“Why are you making yourselves irrelevant?”
asked a NSM at a recent sales management meeting. As I looked around the room no one was smiling. It wasn’t a trick question.
She went on to say, “My gut feel is that many of you are actually making a living in spite of yourselves.”
“Here is what I mean. On average, our SR daily call rate is 7. So over a month, if you do 2 in-field coaching days that works out to be 14 sales calls with you …. and 126 calls without you.”
“In other words, for every call they make with you, they make another 9 without you.”
“Many of you would be lucky to actually have 2 full in-field days with each member of your team… that means the numbers become even scarier.”
She then paused, took a sip of water, and stared at the sales managers in front of her.
“Want to know our biggest blind spot? The thing that restricts our market share the most? It’s what the SR does in the 126 calls that’s critical, not what they do in the 14 calls.”
“So,” she said, fixing everyone in her gaze, “Let me crystal clear,
Great selling is defined by what happens when you’re NOT THERE.
Great managing is defined by what happens when you’re NOT THERE.
Great coaching is defined by what happens when you’re NOT THERE.”
“There’s nothing worse than spending a day with a SR coaching and managing and the next day, when they’re by themselves, NOTHING CHANGES.”
“Are you sure… no, are you positive, that your in-field days create some change, no matter how small?”
The question was rhetorical. Too many managers were looking anywhere but at the NSM.
Then, in a soft voice that had a razor sharp edge to it, she said “Your people create results. Not you, not me, and not the company. Your people.”

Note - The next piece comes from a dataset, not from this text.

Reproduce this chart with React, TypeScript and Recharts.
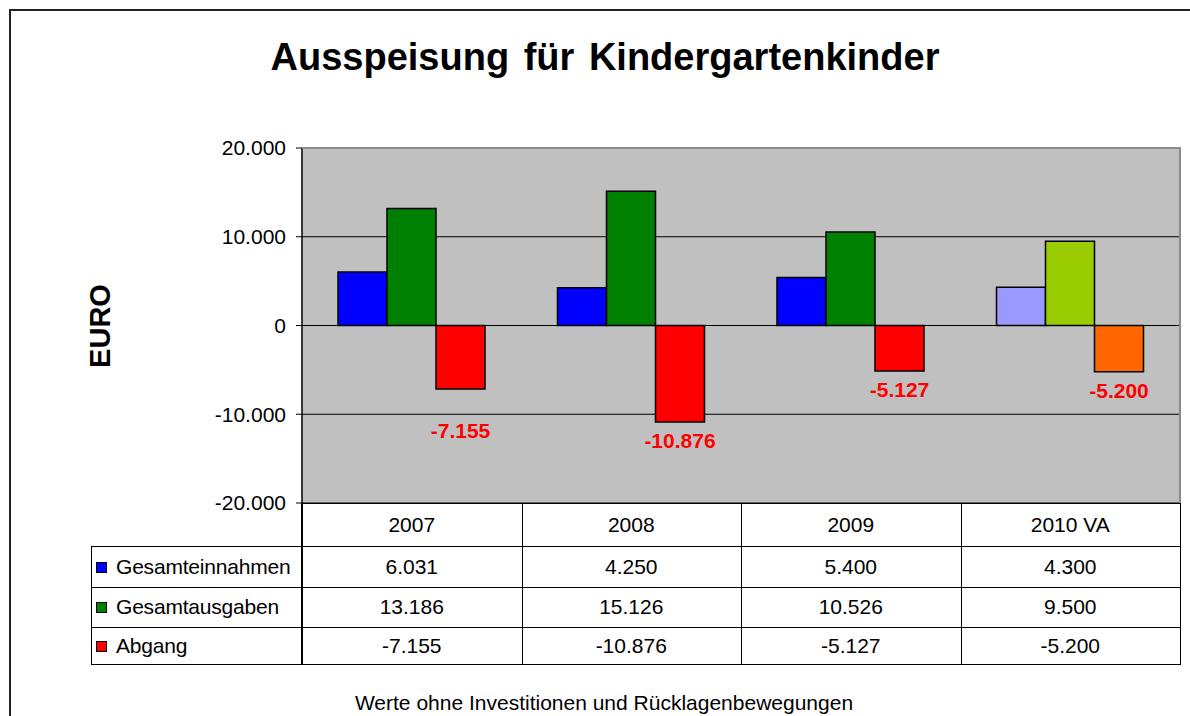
import { BarChart, Bar, XAxis, YAxis, CartesianGrid, Cell, LabelList } from "recharts";

const years = ["2007", "2008", "2009", "2010 VA"];
const einnahmen = [6031, 4250, 5400, 4300];
const ausgaben = [13186, 15126, 10526, 9500];
const abgang = [-7155, -10876, -5127, -5200];
const yTicks = [-20000, -10000, 0, 10000, 20000];

const seriesNames = ["Gesamteinnahmen", "Gesamtausgaben", "Abgang"];
const seriesColors = ["#0000FF", "#008000", "#FF0000"];
// last year (Voranschlag) is drawn in lighter colours
const vaColors = ["#9999FF", "#99CC00", "#FF6600"];

const data = years.map((year, i) => ({
  year,
  einnahmen: einnahmen[i],
  ausgaben: ausgaben[i],
  abgang: abgang[i],
}));
const tableRows = [einnahmen, ausgaben, abgang];

const FONT = '"Liberation Sans", Arial, sans-serif';
const PLOT_LEFT = 302;
const PLOT_TOP = 148;
const PLOT_RIGHT = 1180;
const PLOT_BOTTOM = 503;
const rowLines = [546, 587, 627, 664];
const TABLE_LEFT = 91;

const fmt = (v: number) => {
  const s = Math.abs(v)
    .toString()
    .replace(/\B(?=(\d{3})+(?!\d))/g, ".");
  return (v < 0 ? "-" : "") + s;
};

const AbgangLabel = (props: any) => {
  const vb = props.viewBox && props.viewBox.width !== undefined ? props.viewBox : props;
  const { x, y, width, height } = vb;
  const bottom = Math.max(y, y + height);
  // first label sits further down in the original
  const extra = props.index === 0 ? 23 : 0;
  return (
    <text
      x={x + width / 2}
      y={bottom + 19 + extra}
      dy="0.35em"
      textAnchor="middle"
      fill="#FF0000"
      fontWeight="bold"
      fontSize={21}
      fontFamily={FONT}
    >
      {fmt(props.value)}
    </text>
  );
};

const colX = (i: number) => PLOT_LEFT + (i * (PLOT_RIGHT - PLOT_LEFT)) / 4;

const line = (left: number, top: number, width: number, height: number, color = "#000") => (
  <div
    key={`${left}-${top}-${width}-${height}`}
    style={{ position: "absolute", left, top, width, height, background: color }}
  />
);

const App = () => {
  const colW = (PLOT_RIGHT - PLOT_LEFT) / 4;
  return (
    <div
      style={{
        position: "absolute",
        left: 0,
        top: 0,
        width: 1190,
        height: 716,
        overflow: "hidden",
        background: "#fff",
        fontFamily: FONT,
        color: "#000",
      }}
    >
      <div
        style={{
          position: "absolute",
          left: 9,
          top: 9,
          width: 1300,
          height: 900,
          border: "2px solid #222",
        }}
      />
      <div
        style={{
          position: "absolute",
          left: 0,
          top: 36,
          width: 1210,
          textAlign: "center",
          fontSize: 38,
          fontWeight: "bold",
          wordSpacing: 4,
        }}
      >
        Ausspeisung für Kindergartenkinder
      </div>
      <div
        style={{
          position: "absolute",
          left: 100,
          top: 326,
          transform: "translate(-50%, -50%) rotate(-90deg)",
          fontSize: 29,
          fontWeight: "bold",
        }}
      >
        EURO
      </div>

      <div style={{ position: "absolute", left: 0, top: 0 }}>
        <BarChart
          width={1190}
          height={716}
          data={data}
          margin={{ top: PLOT_TOP, right: 1190 - PLOT_RIGHT, bottom: 716 - PLOT_BOTTOM, left: PLOT_LEFT - 100 }}
          barCategoryGap="16.4%"
          barGap={0}
        >
          <CartesianGrid fill="#C0C0C0" vertical={false} stroke="#000" strokeWidth={1} />
          <XAxis dataKey="year" hide />
          <YAxis
            width={100}
            domain={[-20000, 20000]}
            ticks={yTicks}
            interval={0}
            tickFormatter={fmt}
            tick={{ fill: "#000", fontSize: 21, fontFamily: FONT }}
            axisLine={{ stroke: "#000", strokeWidth: 1.5 }}
            tickLine={{ stroke: "#000" }}
            tickSize={6}
            tickMargin={10}
          />
          <Bar dataKey="einnahmen" fill={seriesColors[0]} stroke="#000" strokeWidth={1.5} isAnimationActive={false}>
            {data.map((d, i) => (
              <Cell key={d.year} fill={i === years.length - 1 ? vaColors[0] : seriesColors[0]} />
            ))}
          </Bar>
          <Bar dataKey="ausgaben" fill={seriesColors[1]} stroke="#000" strokeWidth={1.5} isAnimationActive={false}>
            {data.map((d, i) => (
              <Cell key={d.year} fill={i === years.length - 1 ? vaColors[1] : seriesColors[1]} />
            ))}
          </Bar>
          <Bar dataKey="abgang" fill={seriesColors[2]} stroke="#000" strokeWidth={1.5} isAnimationActive={false}>
            {data.map((d, i) => (
              <Cell key={d.year} fill={i === years.length - 1 ? vaColors[2] : seriesColors[2]} />
            ))}
            <LabelList dataKey="abgang" content={AbgangLabel} />
          </Bar>
        </BarChart>
      </div>

      {/* grey frame of the plot area, top and right */}
      {line(PLOT_LEFT, PLOT_TOP - 1, PLOT_RIGHT - PLOT_LEFT + 1, 2, "#8a8a8a")}
      {line(PLOT_RIGHT - 1, PLOT_TOP - 1, 2, PLOT_BOTTOM - PLOT_TOP + 1, "#8a8a8a")}

      {/* data table */}
      {line(PLOT_LEFT, PLOT_BOTTOM, PLOT_RIGHT - PLOT_LEFT, 1)}
      {rowLines.map((y) => line(TABLE_LEFT, y, PLOT_RIGHT - TABLE_LEFT, 1))}
      {line(TABLE_LEFT, rowLines[0], 1, rowLines[3] - rowLines[0] + 1)}
      {[0, 1, 2, 3, 4].map((i) => line(Math.round(colX(i)) - (i === 0 ? 1 : 0), PLOT_BOTTOM, i === 0 ? 2 : 1, rowLines[3] - PLOT_BOTTOM + 1))}

      {years.map((y, i) => (
        <div
          key={y}
          style={{
            position: "absolute",
            left: colX(i),
            top: PLOT_BOTTOM,
            width: colW,
            height: rowLines[0] - PLOT_BOTTOM,
            lineHeight: `${rowLines[0] - PLOT_BOTTOM}px`,
            textAlign: "center",
            fontSize: 21,
          }}
        >
          {y}
        </div>
      ))}

      {tableRows.map((vals, r) => {
        const top = rowLines[r];
        const h = rowLines[r + 1] - rowLines[r];
        return (
          <div key={seriesNames[r]}>
            <div
              style={{
                position: "absolute",
                left: 96,
                top: top + h / 2 - 5,
                width: 11,
                height: 11,
                boxSizing: "border-box",
                border: "1px solid #000",
                background: seriesColors[r],
              }}
            />
            <div
              style={{
                position: "absolute",
                left: 116,
                top,
                height: h,
                lineHeight: `${h}px`,
                fontSize: 21,
                letterSpacing: -0.2,
              }}
            >
              {seriesNames[r]}
            </div>
            {vals.map((v, i) => (
              <div
                key={years[i]}
                style={{
                  position: "absolute",
                  left: colX(i),
                  top,
                  width: colW,
                  height: h,
                  lineHeight: `${h}px`,
                  textAlign: "center",
                  fontSize: 21,
                }}
              >
                {fmt(v)}
              </div>
            ))}
          </div>
        );
      })}

      <div
        style={{
          position: "absolute",
          left: 0,
          top: 691,
          width: 1208,
          textAlign: "center",
          fontSize: 21,
        }}
      >
        Werte ohne Investitionen und Rücklagenbewegungen
      </div>
    </div>
  );
};

export default App;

“And those results come from the 126 calls they make without you!” She paused again and took a sip of water.
“Here’s the bottom line.
Without a customer, the company is irrelevant. BUT
Without a hi-performing 126-call SR, you’re irrelevant.”
We were all a little relieved when the morning tea break was called. Not surprisingly there was very little chit-chat about next weekend’s sport.
Back into the meeting the NSM introduced the next session by asking, “what needs to be in place for you to be relevant, always relevant, to your SRs?”
No one was really game to speak up, so the NSM eased back and said, “a few of you mentioned over morning tea that you think I was a little too harsh….. that you can manager and coach your SRs via email and phone calls and such.”
“In fact one of you told me that they have complete trust and faith in their SRs to get the job done, and that frees up time to get on top of their admin and other tasks and projects.”
“It’s interesting that that team has the highest turnover rate.”
“Now let me ask that question in another way. Imagine that we let all our SRs go and sell to our customers via email, social media, hard copy post, etc. Would our sales climb or fall?”
One brave soul stood and said, “Fall. Selling is human-to-human contact, and the most effective contact is face-to-face.”
The NSM applauded the answer and added, “I’m asking you to do with your SRs what your SRs are doing with their customers – influencing their behaviour ethically and respectfully AND face-to-face.”
Here’s the thing.
You expect your SRs to do this via a deep understanding of their customers and their needs.
I expect that you will do this via a deep understanding of your SRs and their needs.
Influence is, after all, a function of relevant service.
The path to a hi-performing 126-call SR means being with them regularly, talking with them about their aspirations (not yours), being valuable to them for their personal and business goals and to listen, really listen, to them.
The Bottom Line: Relevance may well be your biggest challenge. The good news is that you are always relevant when you understand your people and meet their needs.